Leave out every picture, then transcribe the rest of the listing exactly.

— START OF DATA EXTRACT —

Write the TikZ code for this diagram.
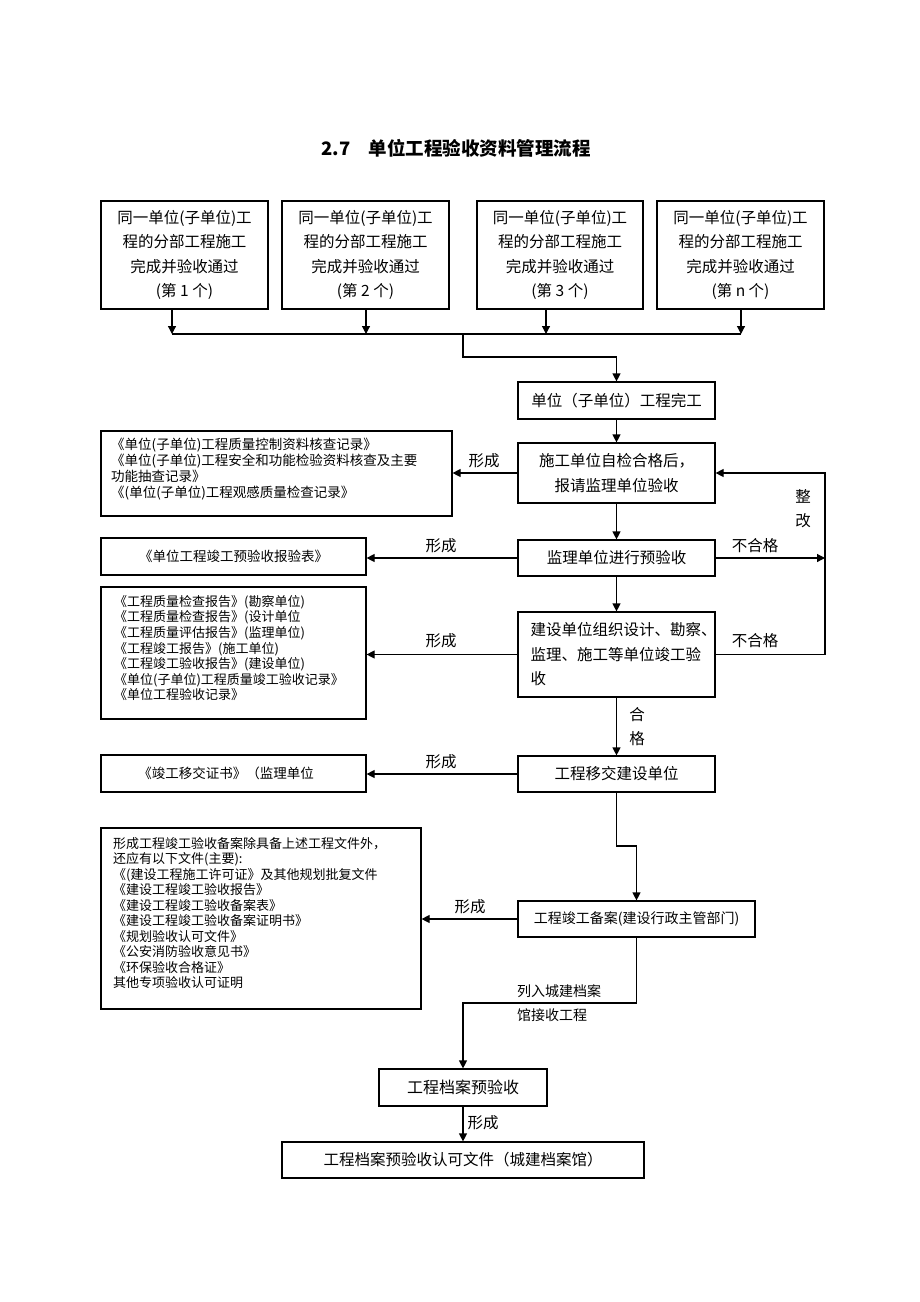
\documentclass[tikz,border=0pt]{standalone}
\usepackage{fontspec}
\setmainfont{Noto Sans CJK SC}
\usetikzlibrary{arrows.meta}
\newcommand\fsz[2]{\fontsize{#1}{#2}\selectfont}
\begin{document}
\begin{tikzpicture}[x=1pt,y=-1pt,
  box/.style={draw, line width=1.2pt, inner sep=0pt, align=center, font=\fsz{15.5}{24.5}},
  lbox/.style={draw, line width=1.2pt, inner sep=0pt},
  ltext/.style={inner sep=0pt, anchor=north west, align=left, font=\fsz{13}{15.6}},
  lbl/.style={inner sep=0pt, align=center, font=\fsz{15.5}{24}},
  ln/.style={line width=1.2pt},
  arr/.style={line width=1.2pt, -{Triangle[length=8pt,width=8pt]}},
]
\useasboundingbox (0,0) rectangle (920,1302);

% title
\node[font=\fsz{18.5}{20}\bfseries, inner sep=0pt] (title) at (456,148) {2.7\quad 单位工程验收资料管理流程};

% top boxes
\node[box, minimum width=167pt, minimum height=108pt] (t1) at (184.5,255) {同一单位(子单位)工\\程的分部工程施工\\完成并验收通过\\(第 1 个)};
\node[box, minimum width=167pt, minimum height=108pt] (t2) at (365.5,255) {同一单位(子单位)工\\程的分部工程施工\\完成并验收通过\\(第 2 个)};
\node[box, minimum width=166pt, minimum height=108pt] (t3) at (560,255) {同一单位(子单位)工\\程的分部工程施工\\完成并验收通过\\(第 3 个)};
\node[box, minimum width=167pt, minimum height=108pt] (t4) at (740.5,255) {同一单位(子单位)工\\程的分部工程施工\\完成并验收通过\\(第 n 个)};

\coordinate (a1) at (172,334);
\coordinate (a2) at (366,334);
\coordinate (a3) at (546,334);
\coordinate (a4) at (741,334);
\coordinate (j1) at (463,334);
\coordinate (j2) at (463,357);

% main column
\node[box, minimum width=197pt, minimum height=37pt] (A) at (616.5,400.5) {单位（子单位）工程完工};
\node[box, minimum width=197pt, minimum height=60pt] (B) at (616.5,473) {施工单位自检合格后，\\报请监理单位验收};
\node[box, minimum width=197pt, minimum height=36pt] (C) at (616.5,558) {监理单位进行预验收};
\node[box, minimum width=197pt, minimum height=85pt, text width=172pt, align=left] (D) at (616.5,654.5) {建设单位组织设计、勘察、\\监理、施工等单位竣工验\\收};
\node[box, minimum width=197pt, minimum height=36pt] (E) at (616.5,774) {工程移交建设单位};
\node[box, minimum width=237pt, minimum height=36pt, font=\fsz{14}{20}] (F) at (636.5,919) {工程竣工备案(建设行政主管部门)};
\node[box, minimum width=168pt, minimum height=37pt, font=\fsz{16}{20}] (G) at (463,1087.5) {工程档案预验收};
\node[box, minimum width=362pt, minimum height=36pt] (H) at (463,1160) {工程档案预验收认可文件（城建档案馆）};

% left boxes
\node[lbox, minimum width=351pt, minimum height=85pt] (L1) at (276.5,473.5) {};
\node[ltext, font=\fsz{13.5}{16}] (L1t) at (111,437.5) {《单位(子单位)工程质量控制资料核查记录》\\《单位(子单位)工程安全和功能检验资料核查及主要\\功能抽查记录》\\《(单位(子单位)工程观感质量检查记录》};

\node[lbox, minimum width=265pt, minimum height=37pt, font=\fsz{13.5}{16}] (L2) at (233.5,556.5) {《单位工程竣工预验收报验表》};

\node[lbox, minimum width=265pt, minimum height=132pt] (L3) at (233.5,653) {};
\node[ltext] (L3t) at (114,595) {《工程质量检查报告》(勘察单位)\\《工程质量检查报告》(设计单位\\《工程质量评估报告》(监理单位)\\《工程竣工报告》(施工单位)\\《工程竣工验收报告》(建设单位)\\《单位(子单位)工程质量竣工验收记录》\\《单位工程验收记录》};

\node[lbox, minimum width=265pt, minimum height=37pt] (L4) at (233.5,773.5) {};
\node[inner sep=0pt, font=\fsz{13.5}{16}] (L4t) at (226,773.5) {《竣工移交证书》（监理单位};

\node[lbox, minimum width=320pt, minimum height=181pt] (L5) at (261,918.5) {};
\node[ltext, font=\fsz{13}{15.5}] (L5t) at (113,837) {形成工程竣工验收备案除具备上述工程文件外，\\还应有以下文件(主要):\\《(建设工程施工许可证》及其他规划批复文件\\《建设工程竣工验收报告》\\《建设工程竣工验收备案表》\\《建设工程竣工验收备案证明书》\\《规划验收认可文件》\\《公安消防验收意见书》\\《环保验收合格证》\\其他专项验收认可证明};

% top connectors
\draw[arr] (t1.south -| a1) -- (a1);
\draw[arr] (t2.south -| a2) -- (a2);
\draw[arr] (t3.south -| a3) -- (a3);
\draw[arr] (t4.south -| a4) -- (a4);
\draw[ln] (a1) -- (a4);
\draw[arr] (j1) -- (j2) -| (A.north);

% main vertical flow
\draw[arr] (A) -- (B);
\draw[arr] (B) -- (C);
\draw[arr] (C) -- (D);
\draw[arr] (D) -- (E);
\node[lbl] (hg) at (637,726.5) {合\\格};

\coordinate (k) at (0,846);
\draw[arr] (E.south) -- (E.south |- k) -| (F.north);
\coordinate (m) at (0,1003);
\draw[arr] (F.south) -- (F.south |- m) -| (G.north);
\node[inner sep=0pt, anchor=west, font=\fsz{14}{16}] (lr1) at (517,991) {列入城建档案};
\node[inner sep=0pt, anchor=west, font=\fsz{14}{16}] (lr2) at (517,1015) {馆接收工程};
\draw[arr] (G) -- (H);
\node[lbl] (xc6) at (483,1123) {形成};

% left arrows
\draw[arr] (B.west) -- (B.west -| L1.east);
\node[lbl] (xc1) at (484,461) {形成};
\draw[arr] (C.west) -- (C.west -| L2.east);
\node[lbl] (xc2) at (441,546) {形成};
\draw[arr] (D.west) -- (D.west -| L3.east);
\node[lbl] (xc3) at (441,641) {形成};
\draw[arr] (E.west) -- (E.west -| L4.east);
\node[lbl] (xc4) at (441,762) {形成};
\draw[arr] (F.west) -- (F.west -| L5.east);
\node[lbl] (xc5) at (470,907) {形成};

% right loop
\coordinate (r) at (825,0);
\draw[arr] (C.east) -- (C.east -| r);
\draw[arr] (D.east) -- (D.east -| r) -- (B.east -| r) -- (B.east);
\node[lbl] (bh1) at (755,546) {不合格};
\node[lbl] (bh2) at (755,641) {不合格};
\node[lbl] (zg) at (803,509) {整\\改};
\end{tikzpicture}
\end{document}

— END OF DATA EXTRACT —

» **ANSWER BELOW**:
Write the TikZ code for this diagram.
\documentclass[tikz,border=0pt]{standalone}
\usepackage{fontspec}
\setmainfont{Noto Sans CJK SC}
\usetikzlibrary{arrows.meta}
\newcommand\fsz[2]{\fontsize{#1}{#2}\selectfont}
\begin{document}
\begin{tikzpicture}[x=1pt,y=-1pt,
  box/.style={draw, line width=1.2pt, inner sep=0pt, align=center, font=\fsz{15.5}{24.5}},
  lbox/.style={draw, line width=1.2pt, inner sep=0pt},
  ltext/.style={inner sep=0pt, anchor=north west, align=left, font=\fsz{13}{15.6}},
  lbl/.style={inner sep=0pt, align=center, font=\fsz{15.5}{24}},
  ln/.style={line width=1.2pt},
  arr/.style={line width=1.2pt, -{Triangle[length=8pt,width=8pt]}},
]
\useasboundingbox (0,0) rectangle (920,1302);

% title
\node[font=\fsz{18.5}{20}\bfseries, inner sep=0pt] (title) at (456,148) {2.7\quad 单位工程验收资料管理流程};

% top boxes
\node[box, minimum width=167pt, minimum height=108pt] (t1) at (184.5,255) {同一单位(子单位)工\\程的分部工程施工\\完成并验收通过\\(第 1 个)};
\node[box, minimum width=167pt, minimum height=108pt] (t2) at (365.5,255) {同一单位(子单位)工\\程的分部工程施工\\完成并验收通过\\(第 2 个)};
\node[box, minimum width=166pt, minimum height=108pt] (t3) at (560,255) {同一单位(子单位)工\\程的分部工程施工\\完成并验收通过\\(第 3 个)};
\node[box, minimum width=167pt, minimum height=108pt] (t4) at (740.5,255) {同一单位(子单位)工\\程的分部工程施工\\完成并验收通过\\(第 n 个)};

\coordinate (a1) at (172,334);
\coordinate (a2) at (366,334);
\coordinate (a3) at (546,334);
\coordinate (a4) at (741,334);
\coordinate (j1) at (463,334);
\coordinate (j2) at (463,357);

% main column
\node[box, minimum width=197pt, minimum height=37pt] (A) at (616.5,400.5) {单位（子单位）工程完工};
\node[box, minimum width=197pt, minimum height=60pt] (B) at (616.5,473) {施工单位自检合格后，\\报请监理单位验收};
\node[box, minimum width=197pt, minimum height=36pt] (C) at (616.5,558) {监理单位进行预验收};
\node[box, minimum width=197pt, minimum height=85pt, text width=172pt, align=left] (D) at (616.5,654.5) {建设单位组织设计、勘察、\\监理、施工等单位竣工验\\收};
\node[box, minimum width=197pt, minimum height=36pt] (E) at (616.5,774) {工程移交建设单位};
\node[box, minimum width=237pt, minimum height=36pt, font=\fsz{14}{20}] (F) at (636.5,919) {工程竣工备案(建设行政主管部门)};
\node[box, minimum width=168pt, minimum height=37pt, font=\fsz{16}{20}] (G) at (463,1087.5) {工程档案预验收};
\node[box, minimum width=362pt, minimum height=36pt] (H) at (463,1160) {工程档案预验收认可文件（城建档案馆）};

% left boxes
\node[lbox, minimum width=351pt, minimum height=85pt] (L1) at (276.5,473.5) {};
\node[ltext, font=\fsz{13.5}{16}] (L1t) at (111,437.5) {《单位(子单位)工程质量控制资料核查记录》\\《单位(子单位)工程安全和功能检验资料核查及主要\\功能抽查记录》\\《(单位(子单位)工程观感质量检查记录》};

\node[lbox, minimum width=265pt, minimum height=37pt, font=\fsz{13.5}{16}] (L2) at (233.5,556.5) {《单位工程竣工预验收报验表》};

\node[lbox, minimum width=265pt, minimum height=132pt] (L3) at (233.5,653) {};
\node[ltext] (L3t) at (114,595) {《工程质量检查报告》(勘察单位)\\《工程质量检查报告》(设计单位\\《工程质量评估报告》(监理单位)\\《工程竣工报告》(施工单位)\\《工程竣工验收报告》(建设单位)\\《单位(子单位)工程质量竣工验收记录》\\《单位工程验收记录》};

\node[lbox, minimum width=265pt, minimum height=37pt] (L4) at (233.5,773.5) {};
\node[inner sep=0pt, font=\fsz{13.5}{16}] (L4t) at (226,773.5) {《竣工移交证书》（监理单位};

\node[lbox, minimum width=320pt, minimum height=181pt] (L5) at (261,918.5) {};
\node[ltext, font=\fsz{13}{15.5}] (L5t) at (113,837) {形成工程竣工验收备案除具备上述工程文件外，\\还应有以下文件(主要):\\《(建设工程施工许可证》及其他规划批复文件\\《建设工程竣工验收报告》\\《建设工程竣工验收备案表》\\《建设工程竣工验收备案证明书》\\《规划验收认可文件》\\《公安消防验收意见书》\\《环保验收合格证》\\其他专项验收认可证明};

% top connectors
\draw[arr] (t1.south -| a1) -- (a1);
\draw[arr] (t2.south -| a2) -- (a2);
\draw[arr] (t3.south -| a3) -- (a3);
\draw[arr] (t4.south -| a4) -- (a4);
\draw[ln] (a1) -- (a4);
\draw[arr] (j1) -- (j2) -| (A.north);

% main vertical flow
\draw[arr] (A) -- (B);
\draw[arr] (B) -- (C);
\draw[arr] (C) -- (D);
\draw[arr] (D) -- (E);
\node[lbl] (hg) at (637,726.5) {合\\格};

\coordinate (k) at (0,846);
\draw[arr] (E.south) -- (E.south |- k) -| (F.north);
\coordinate (m) at (0,1003);
\draw[arr] (F.south) -- (F.south |- m) -| (G.north);
\node[inner sep=0pt, anchor=west, font=\fsz{14}{16}] (lr1) at (517,991) {列入城建档案};
\node[inner sep=0pt, anchor=west, font=\fsz{14}{16}] (lr2) at (517,1015) {馆接收工程};
\draw[arr] (G) -- (H);
\node[lbl] (xc6) at (483,1123) {形成};

% left arrows
\draw[arr] (B.west) -- (B.west -| L1.east);
\node[lbl] (xc1) at (484,461) {形成};
\draw[arr] (C.west) -- (C.west -| L2.east);
\node[lbl] (xc2) at (441,546) {形成};
\draw[arr] (D.west) -- (D.west -| L3.east);
\node[lbl] (xc3) at (441,641) {形成};
\draw[arr] (E.west) -- (E.west -| L4.east);
\node[lbl] (xc4) at (441,762) {形成};
\draw[arr] (F.west) -- (F.west -| L5.east);
\node[lbl] (xc5) at (470,907) {形成};

% right loop
\coordinate (r) at (825,0);
\draw[arr] (C.east) -- (C.east -| r);
\draw[arr] (D.east) -- (D.east -| r) -- (B.east -| r) -- (B.east);
\node[lbl] (bh1) at (755,546) {不合格};
\node[lbl] (bh2) at (755,641) {不合格};
\node[lbl] (zg) at (803,509) {整\\改};
\end{tikzpicture}
\end{document}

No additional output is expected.